So I looked at other, somewhat less beautiful options for hanging soda bottles in such a way that I could water once an evening, or even less frequently. With a toddler, jobs, and a prospective new baby, container gardening has to allow for the occasional evening of meltdown.
This is what I've found successful so far. I cut the bottle in half, place a rag through the mouth of the bottle to help with water transfer, and cut some holes in the bottle. The top half sits in the bottom half, and I hang them using recycled electrical wire, which I've found works a lot better than rope or string or laundry line.
Most successful in the containers have been strawberries (who seem to be thriving), basil, rosemary, and a cherry tomato. Next season, I'll try many more cherry tomatoes. Right now I have about 20 containers. There's space on the burglar guards for many more- probably up to a hundred. Whoa.

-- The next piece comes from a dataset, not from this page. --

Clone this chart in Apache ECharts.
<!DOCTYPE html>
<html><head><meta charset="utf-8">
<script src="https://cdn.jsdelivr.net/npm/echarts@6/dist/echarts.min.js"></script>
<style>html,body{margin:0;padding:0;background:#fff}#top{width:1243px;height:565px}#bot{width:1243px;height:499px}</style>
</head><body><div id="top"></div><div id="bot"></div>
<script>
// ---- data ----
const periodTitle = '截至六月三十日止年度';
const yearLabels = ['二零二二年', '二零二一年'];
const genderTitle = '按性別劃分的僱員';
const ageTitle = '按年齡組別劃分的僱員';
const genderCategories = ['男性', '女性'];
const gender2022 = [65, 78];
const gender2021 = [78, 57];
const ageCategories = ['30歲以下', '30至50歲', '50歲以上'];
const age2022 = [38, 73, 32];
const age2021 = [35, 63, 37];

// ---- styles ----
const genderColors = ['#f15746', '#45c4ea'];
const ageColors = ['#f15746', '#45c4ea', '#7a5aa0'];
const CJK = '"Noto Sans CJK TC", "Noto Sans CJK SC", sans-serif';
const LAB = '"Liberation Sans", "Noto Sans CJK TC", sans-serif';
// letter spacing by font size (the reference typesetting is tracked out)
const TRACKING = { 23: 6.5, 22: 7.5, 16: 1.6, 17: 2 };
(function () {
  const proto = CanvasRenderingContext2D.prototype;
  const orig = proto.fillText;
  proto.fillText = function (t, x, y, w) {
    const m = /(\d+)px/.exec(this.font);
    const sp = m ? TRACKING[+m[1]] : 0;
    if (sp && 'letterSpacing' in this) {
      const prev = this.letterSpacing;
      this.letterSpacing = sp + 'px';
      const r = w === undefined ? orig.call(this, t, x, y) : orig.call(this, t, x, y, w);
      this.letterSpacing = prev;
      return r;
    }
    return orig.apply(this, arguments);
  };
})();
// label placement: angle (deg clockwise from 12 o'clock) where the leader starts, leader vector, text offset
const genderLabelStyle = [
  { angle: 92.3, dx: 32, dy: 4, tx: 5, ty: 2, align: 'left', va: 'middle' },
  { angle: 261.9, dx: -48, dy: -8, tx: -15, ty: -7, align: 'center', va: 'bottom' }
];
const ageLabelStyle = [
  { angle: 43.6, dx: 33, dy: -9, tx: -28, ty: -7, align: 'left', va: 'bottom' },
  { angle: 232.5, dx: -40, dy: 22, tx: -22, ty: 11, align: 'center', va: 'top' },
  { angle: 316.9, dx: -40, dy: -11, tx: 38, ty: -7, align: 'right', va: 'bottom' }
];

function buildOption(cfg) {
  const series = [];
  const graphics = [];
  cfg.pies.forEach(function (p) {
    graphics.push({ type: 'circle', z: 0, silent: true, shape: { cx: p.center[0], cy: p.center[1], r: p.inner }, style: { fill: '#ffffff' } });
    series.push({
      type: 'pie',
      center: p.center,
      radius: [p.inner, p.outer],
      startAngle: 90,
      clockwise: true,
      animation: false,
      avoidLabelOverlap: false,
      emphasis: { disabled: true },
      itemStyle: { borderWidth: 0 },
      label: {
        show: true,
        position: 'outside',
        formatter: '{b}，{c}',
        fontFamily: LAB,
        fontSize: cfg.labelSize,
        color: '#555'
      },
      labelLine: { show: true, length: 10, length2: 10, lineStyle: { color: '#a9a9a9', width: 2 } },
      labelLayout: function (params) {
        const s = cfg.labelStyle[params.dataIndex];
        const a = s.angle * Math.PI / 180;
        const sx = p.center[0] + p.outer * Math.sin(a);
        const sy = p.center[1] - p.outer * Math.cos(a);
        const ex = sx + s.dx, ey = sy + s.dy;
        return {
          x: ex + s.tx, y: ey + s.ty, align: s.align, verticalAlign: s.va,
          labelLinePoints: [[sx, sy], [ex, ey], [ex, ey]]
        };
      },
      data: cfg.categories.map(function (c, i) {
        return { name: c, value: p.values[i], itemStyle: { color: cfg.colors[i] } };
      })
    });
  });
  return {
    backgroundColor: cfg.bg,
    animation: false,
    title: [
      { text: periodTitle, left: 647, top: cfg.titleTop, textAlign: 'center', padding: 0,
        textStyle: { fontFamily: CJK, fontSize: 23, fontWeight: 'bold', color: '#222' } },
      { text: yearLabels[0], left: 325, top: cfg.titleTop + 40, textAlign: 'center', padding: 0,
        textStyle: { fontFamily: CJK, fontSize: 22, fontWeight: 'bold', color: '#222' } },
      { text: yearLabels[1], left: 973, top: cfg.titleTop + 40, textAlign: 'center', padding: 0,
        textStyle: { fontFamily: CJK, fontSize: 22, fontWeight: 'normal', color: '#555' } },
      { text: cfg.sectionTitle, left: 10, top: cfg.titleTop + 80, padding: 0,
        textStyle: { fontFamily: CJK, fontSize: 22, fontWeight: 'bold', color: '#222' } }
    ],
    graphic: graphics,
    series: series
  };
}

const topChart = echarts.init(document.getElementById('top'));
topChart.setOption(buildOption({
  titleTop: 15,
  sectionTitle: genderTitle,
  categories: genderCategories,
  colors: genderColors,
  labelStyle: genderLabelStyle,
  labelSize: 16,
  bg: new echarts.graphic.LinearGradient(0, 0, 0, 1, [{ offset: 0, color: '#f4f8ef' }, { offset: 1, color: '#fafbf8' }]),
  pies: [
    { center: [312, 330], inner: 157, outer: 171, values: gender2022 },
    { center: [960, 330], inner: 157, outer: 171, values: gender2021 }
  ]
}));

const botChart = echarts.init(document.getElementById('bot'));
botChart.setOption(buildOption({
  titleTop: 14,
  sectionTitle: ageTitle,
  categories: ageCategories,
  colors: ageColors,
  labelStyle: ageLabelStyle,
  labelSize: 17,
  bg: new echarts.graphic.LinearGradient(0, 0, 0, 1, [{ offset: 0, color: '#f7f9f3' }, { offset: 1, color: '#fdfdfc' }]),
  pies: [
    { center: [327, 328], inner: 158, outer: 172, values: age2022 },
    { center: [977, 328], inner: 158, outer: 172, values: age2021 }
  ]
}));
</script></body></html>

Which is the great advantage to this method of gardening: it's virtually infinitely scalable. We can build up hundreds of plants, gradually. The major initial cost is potting soil, which adds up fast. Once that initial outlay is done, the costs are minimal, as the worm bin can take care of reinvigorating the soil.
Here's some other pictures of our lives at the moment:
|Our pomegranate tree. Next year, it may bear fruit!

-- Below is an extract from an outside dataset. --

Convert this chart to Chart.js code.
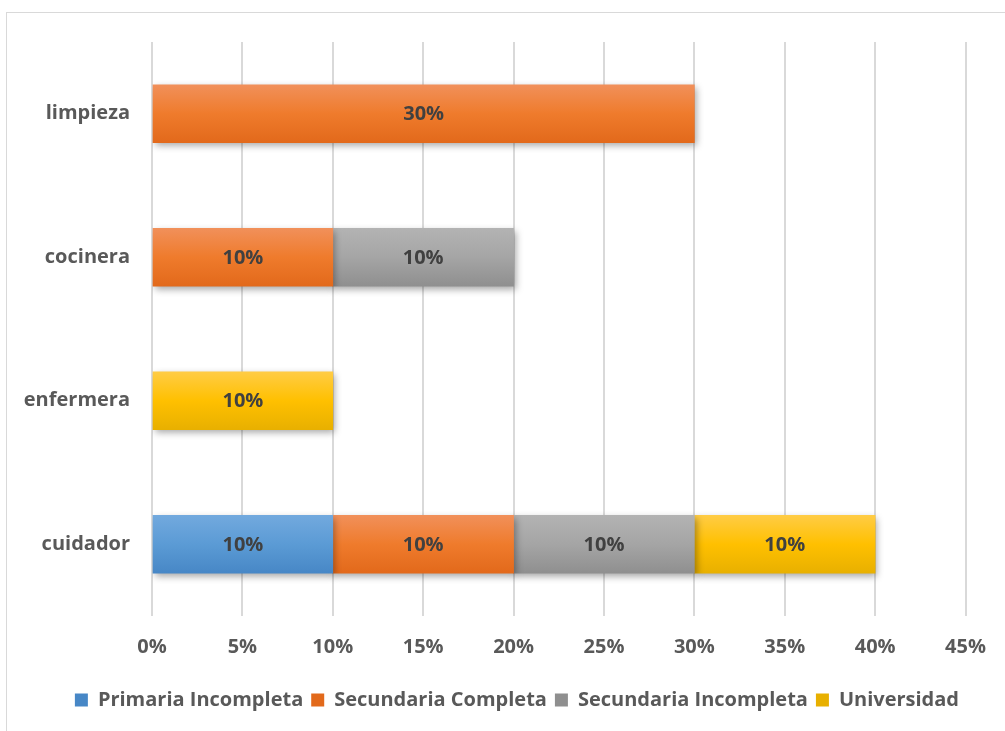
<!DOCTYPE html>
<html>
<head>
<meta charset="utf-8">
<script src="https://cdn.jsdelivr.net/npm/chart.js@4/dist/chart.umd.min.js"></script>
<style>
  html, body { margin: 0; padding: 0; background: #fff; }
  #wrap { width: 1005px; height: 731px; position: relative; }
</style>
</head>
<body>
<div id="wrap"><canvas id="grafico" width="1005" height="731"></canvas></div>
<script>
// Ocupación por nivel de estudios (porcentaje)
const categorias = ['limpieza', 'cocinera', 'enfermera', 'cuidador'];
const primariaIncompleta = [0, 0, 0, 10];
const secundariaCompleta = [30, 10, 0, 10];
const secundariaIncompleta = [0, 10, 0, 10];
const universidad = [0, 0, 10, 10];
const ticksX = [0, 5, 10, 15, 20, 25, 30, 35, 40, 45];

const FUENTE = '"Open Sans", sans-serif';
const GRIS_TEXTO = '#595959';
const GROSOR = 58;

// los ceros no se dibujan
const sinCeros = (arr) => arr.map(v => v || null);

// degradado vertical de cada barra (claro arriba, oscuro abajo)
function degradado(colores) {
    return (ctx) => {
        const chart = ctx.chart;
        const y = chart.scales && chart.scales.y;
        if (!chart.chartArea || !y || ctx.dataIndex === undefined) return colores[1];
        const c = y.getPixelForValue(ctx.dataIndex);
        const g = chart.ctx.createLinearGradient(0, c - GROSOR / 2, 0, c + GROSOR / 2);
        g.addColorStop(0, colores[0]);
        g.addColorStop(0.5, colores[1]);
        g.addColorStop(1, colores[2]);
        return g;
    };
}

// marco exterior
const marco = {
    id: 'marco',
    beforeDraw(chart) {
        const c = chart.ctx;
        c.save();
        c.fillStyle = '#fff';
        c.fillRect(0, 0, chart.width, chart.height);
        c.strokeStyle = '#d9d9d9';
        c.lineWidth = 1;
        c.strokeRect(6.5, 12.5, chart.width + 10, chart.height + 10);
        c.restore();
    }
};

// sombra de las barras y etiquetas de valor
const etiquetas = {
    id: 'etiquetas',
    beforeDatasetsDraw(chart) {
        const c = chart.ctx;
        c.save();
        c.shadowColor = 'rgba(0,0,0,0.35)';
        c.shadowBlur = 7;
        c.shadowOffsetX = 2;
        c.shadowOffsetY = 3;
    },
    afterDatasetsDraw(chart) {
        const c = chart.ctx;
        c.restore();
        c.save();
        c.font = 'bold 20px ' + FUENTE;
        c.fillStyle = '#404040';
        c.textAlign = 'center';
        c.textBaseline = 'middle';
        chart.data.datasets.forEach((ds, i) => {
            const meta = chart.getDatasetMeta(i);
            meta.data.forEach((bar, j) => {
                const v = ds.data[j];
                if (!v) return;
                const p = bar.getProps(['x', 'y', 'base'], true);
                c.fillText(v + '%', (p.x + p.base) / 2, p.y + 1);
            });
        });
        c.restore();
    }
};

new Chart(document.getElementById('grafico'), {
    type: 'bar',
    data: {
        labels: categorias,
        datasets: [
            { label: 'Primaria Incompleta', data: sinCeros(primariaIncompleta), backgroundColor: degradado(['#72a9de', '#5b9bd5', '#4787c6']) },
            { label: 'Secundaria Completa', data: sinCeros(secundariaCompleta), backgroundColor: degradado(['#f1905a', '#ef7b2c', '#e2691b']) },
            { label: 'Secundaria Incompleta', data: sinCeros(secundariaIncompleta), backgroundColor: degradado(['#b3b3b3', '#a5a5a5', '#8f8f8f']) },
            { label: 'Universidad', data: sinCeros(universidad), backgroundColor: degradado(['#ffcc45', '#ffc000', '#e8b000']) }
        ]
    },
    options: {
        indexAxis: 'y',
        responsive: false,
        animation: false,
        devicePixelRatio: 1,
        barThickness: GROSOR,
        layout: { padding: { top: 42, right: 38, bottom: 11, left: 0 } },
        scales: {
            x: {
                stacked: true,
                min: 0,
                max: 45,
                afterBuildTicks: (s) => { s.ticks = ticksX.map(v => ({ value: v })); },
                afterFit: (s) => { s.height = 66; },
                grid: { color: '#d9d9d9', lineWidth: 2, drawTicks: false },
                border: { display: false },
                ticks: {
                    padding: 19,
                    color: GRIS_TEXTO,
                    font: { family: FUENTE, size: 20, weight: 'bold' },
                    callback: (v) => v + '%'
                }
            },
            y: {
                stacked: true,
                afterFit: (s) => { s.width = 152; },
                grid: { display: false, drawTicks: false },
                border: { display: false },
                ticks: {
                    padding: 22,
                    color: GRIS_TEXTO,
                    font: { family: FUENTE, size: 20, weight: 'bold' }
                }
            }
        },
        plugins: {
            legend: {
                position: 'bottom',
                align: 'end',
                labels: {
                    boxWidth: 13,
                    boxHeight: 13,
                    padding: 8,
                    color: GRIS_TEXTO,
                    font: { family: FUENTE, size: 20, weight: 'bold' }
                }
            },
            tooltip: { enabled: false }
        }
    },
    plugins: [marco, etiquetas]
});
</script>
</body>
</html>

We learned that the super expensive Boulders beach near Simonstown doesn't need to be expensive (though paying at all to go onto a beach feels wrong, I know): Cape Town residents are permitted to buy a "Green Card", which costs R85 for 12 visits per year. You get to enjoy a really beautiful beach, and hang out (even swim!) with the penguins. We made sure Noah didn't get any closer that this.

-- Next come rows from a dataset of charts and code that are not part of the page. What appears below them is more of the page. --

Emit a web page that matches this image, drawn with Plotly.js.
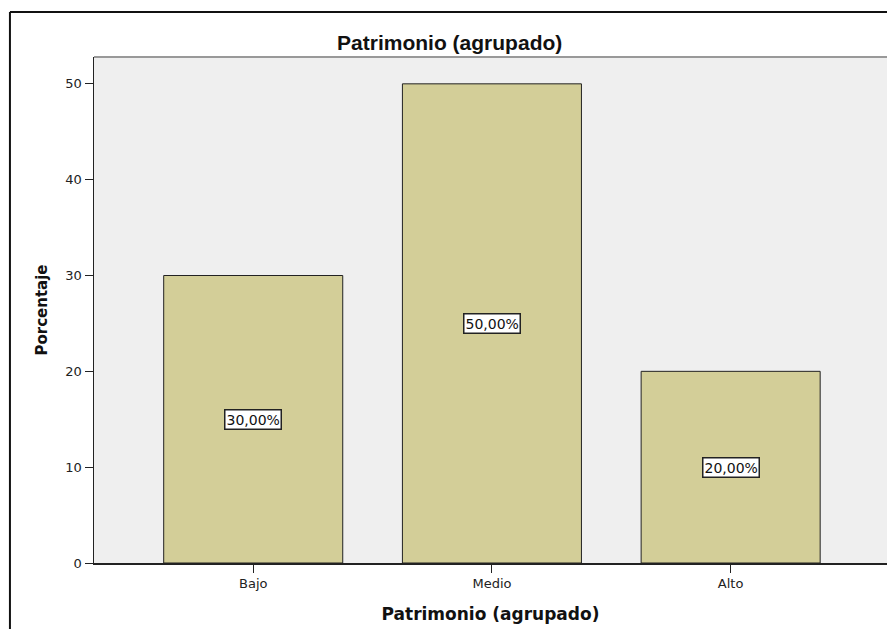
<!DOCTYPE html>
<html>
<head>
<meta charset="utf-8">
<script src="https://cdn.plot.ly/plotly-3.0.1.min.js"></script>
<style>
html,body{margin:0;padding:0;background:#fff;}
#chart{width:887px;height:629px;}
</style>
</head>
<body>
<div id="chart"></div>
<script>
const categories = ["Bajo", "Medio", "Alto"];
const percentages = [30, 50, 20];
const barLabels = ["30,00%", "50,00%", "20,00%"];
const yTicks = [0, 10, 20, 30, 40, 50];

const sans = "DejaVu Sans, Verdana, sans-serif";
const arial = "Liberation Sans, Arial, sans-serif";

const trace = {
  type: "bar",
  x: categories,
  y: percentages,
  width: 0.75,
  marker: {color: "#d3ce98", line: {color: "#222", width: 1}},
  hoverinfo: "none"
};

const annotations = categories.map((c, i) => ({
  x: c, y: percentages[i] / 2, xref: "x", yref: "y",
  text: barLabels[i], showarrow: false,
  bgcolor: "#ffffff", bordercolor: "#222", borderwidth: 1.5, borderpad: 1,
  font: {family: sans, size: 14, color: "#111"}
}));

const layout = {
  width: 887, height: 629,
  margin: {l: 94, r: 0, t: 57, b: 66},
  paper_bgcolor: "#ffffff",
  plot_bgcolor: "#efefef",
  showlegend: false,
  title: {text: "<b>Patrimonio (agrupado)</b>", xref: "container", x: 0.507, y: 0.932, yanchor: "middle",
          font: {family: arial, size: 21, color: "#111"}},
  xaxis: {
    type: "category", range: [-0.667, 2.655],
    showline: true, linecolor: "#222", linewidth: 1.5,
    ticks: "outside", ticklen: 8, tickcolor: "#222", tickwidth: 1,
    tickfont: {family: sans, size: 13, color: "#222"},
    showgrid: false, zeroline: false, fixedrange: true,
    title: {text: "<b>Patrimonio (agrupado)</b>", standoff: 18,
            font: {family: sans, size: 17, color: "#111"}}
  },
  yaxis: {
    range: [0, 52.8], tickvals: yTicks, ticktext: yTicks.map(String),
    showline: true, linecolor: "#222", linewidth: 1.5,
    ticks: "outside", ticklen: 8, tickcolor: "#222", tickwidth: 1,
    tickfont: {family: sans, size: 13, color: "#222"},
    showgrid: false, zeroline: false, fixedrange: true,
    title: {text: "<b>Porcentaje</b>", standoff: 14,
            font: {family: sans, size: 15, color: "#111"}}
  },
  annotations: annotations,
  shapes: [
    {type: "line", xref: "paper", yref: "paper", x0: 0, x1: 1.01, y0: 1, y1: 1,
     line: {color: "#999", width: 2}},
    {type: "line", xref: "paper", yref: "paper", x0: -0.106, x1: 1.01, y0: 1.089, y1: 1.089,
     line: {color: "#111", width: 2}},
    {type: "line", xref: "paper", yref: "paper", x0: -0.106, x1: -0.106, y0: 1.089, y1: -0.2,
     line: {color: "#111", width: 2}}
  ]
};

Plotly.newPlot("chart", [trace], layout, {displayModeBar: false, staticPlot: true});
</script>
</body>
</html>
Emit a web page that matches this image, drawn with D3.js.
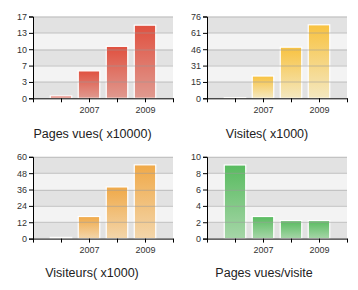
<!DOCTYPE html>
<html><head><meta charset="utf-8">
<script src="https://cdn.jsdelivr.net/npm/d3@7"></script>
<style>body{margin:0;background:#fff}svg{display:block}</style>
</head><body>
<svg id="c" width="358" height="290"></svg>
<script>
const years = [2006, 2007, 2008, 2009];
const xLabels = ["2007", "2009"];
const pagesVues = [0.5, 5.7, 10.8, 15.2];
const visites = [0.6, 20.7, 47.5, 68.3];
const visiteurs = [0.9, 16.2, 37.9, 54.1];
const pagesParVisite = [9.0, 2.7, 2.2, 2.2];
const ticks1 = ["0","3","7","10","13","17"];
const ticks2 = ["0","15","31","46","61","76"];
const ticks3 = ["0","12","24","36","48","60"];
const ticks4 = ["0","2","4","6","8","10"];
const titles = ["Pages vues( x10000)", "Visites( x1000)", "Visiteurs( x1000)", "Pages vues/visite"];
const maxes = [17, 76, 60, 10];

const panels = [
  {ox:0, oy:0, data:pagesVues, ticks:ticks1, max:maxes[0], title:titles[0], c1:"#e0503f", c2:"#e09a90", tx:92.5, ty:137.5},
  {ox:174, oy:0, data:visites, ticks:ticks2, max:maxes[1], title:titles[1], c1:"#f8c240", c2:"#f4e8c0", tx:267, ty:137.5},
  {ox:0, oy:140.3, data:visiteurs, ticks:ticks3, max:maxes[2], title:titles[2], c1:"#f0a948", c2:"#f3d6ab", tx:92, ty:276.5},
  {ox:174, oy:140.3, data:pagesParVisite, ticks:ticks4, max:maxes[3], title:titles[3], c1:"#58bb5f", c2:"#a6d6a8", tx:264, ty:276.5}
];

const svg = d3.select("#c");
const defs = svg.append("defs");
const W = 140, H = 81.8, L = 33, T = 16.5;

panels.forEach((p, i) => {
  const gid = "g" + i;
  const grad = defs.append("linearGradient").attr("id", gid).attr("x1",0).attr("y1",0).attr("x2",0).attr("y2",1);
  grad.append("stop").attr("offset","0%").attr("stop-color", p.c1);
  grad.append("stop").attr("offset","100%").attr("stop-color", p.c2);

  const g = svg.append("g").attr("transform", `translate(${p.ox + L},${p.oy + T})`);
  const x = d3.scaleLinear().domain([2005, 2010]).range([0, W]);
  const y = d3.scaleLinear().domain([0, p.max]).range([H, 0]);
  const tv = d3.range(6).map(k => p.max * k / 5);

  // bands
  for (let k = 0; k < 5; k++) {
    g.append("rect").attr("x", 0).attr("width", W)
      .attr("y", y(tv[k+1])).attr("height", y(tv[k]) - y(tv[k+1]))
      .attr("fill", k % 2 === 0 ? "#e2e2e2" : "#f3f3f3");
  }
  // bars
  const bw = 21.5;
  g.selectAll("rect.bar").data(p.data).join("rect").attr("class","bar")
    .attr("x", (d, j) => x(years[j]) - bw/2)
    .attr("width", bw)
    .attr("y", d => y(d))
    .attr("height", d => H - y(d))
    .attr("fill", `url(#${gid})`)
    .attr("stroke", "#fff").attr("stroke-width", 1.2);
  // grid lines
  g.selectAll("line.grid").data(tv.slice(1)).join("line").attr("class","grid")
    .attr("x1", 0).attr("x2", W).attr("y1", d => Math.round(y(d))+0.5).attr("y2", d => Math.round(y(d))+0.5)
    .attr("stroke", "#9a9a9a").attr("stroke-opacity", 0.55).attr("stroke-width", 1);

  // y axis
  const ya = d3.axisLeft(y).tickValues(tv).tickSize(4).tickPadding(2)
    .tickFormat((d, k) => p.ticks[k]);
  const yg = g.append("g").call(ya);
  yg.select(".domain").attr("stroke", "#000");
  yg.selectAll(".tick line").attr("stroke", "#000");
  yg.selectAll("text").attr("font-family", "Liberation Sans, Arial, sans-serif").attr("font-size", 9).attr("fill", "#333");

  // x axis
  const xa = d3.axisBottom(x).tickValues(d3.range(2005, 2011)).tickSize(4).tickSizeOuter(0).tickPadding(4)
    .tickFormat(d => xLabels.includes(String(d)) ? String(d) : "");
  const xg = g.append("g").attr("transform", `translate(0,${H})`).call(xa);
  xg.select(".domain").attr("stroke", "#000");
  xg.selectAll(".tick line").attr("stroke", "#000");
  xg.selectAll("text").attr("font-family", "Liberation Sans, Arial, sans-serif").attr("font-size", 9).attr("fill", "#333");

  svg.append("text").attr("x", p.tx).attr("y", p.ty).attr("text-anchor", "middle")
    .attr("font-family", "Liberation Sans, Arial, sans-serif").attr("font-size", 12.5).attr("fill", "#222")
    .text(p.title);
});
</script>
</body></html>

|Noah shows his sand sculpture.
Our neighbor introduced us to Oude Molen ecovillage, which is barely 5 minutes drive from our house (and is also on the Pinelands train stop). It's amazing that there is this huge swath of land, with many horses and chickens, so close to the city. In the background is Devil's Peak and Table Mountain- we're just east of the center of town. You can visit for free- there's a cafe where you can buy food or get local honey, jam and fresh bread. We're hoping to interview some of the people that form part of the cooperative in the near future.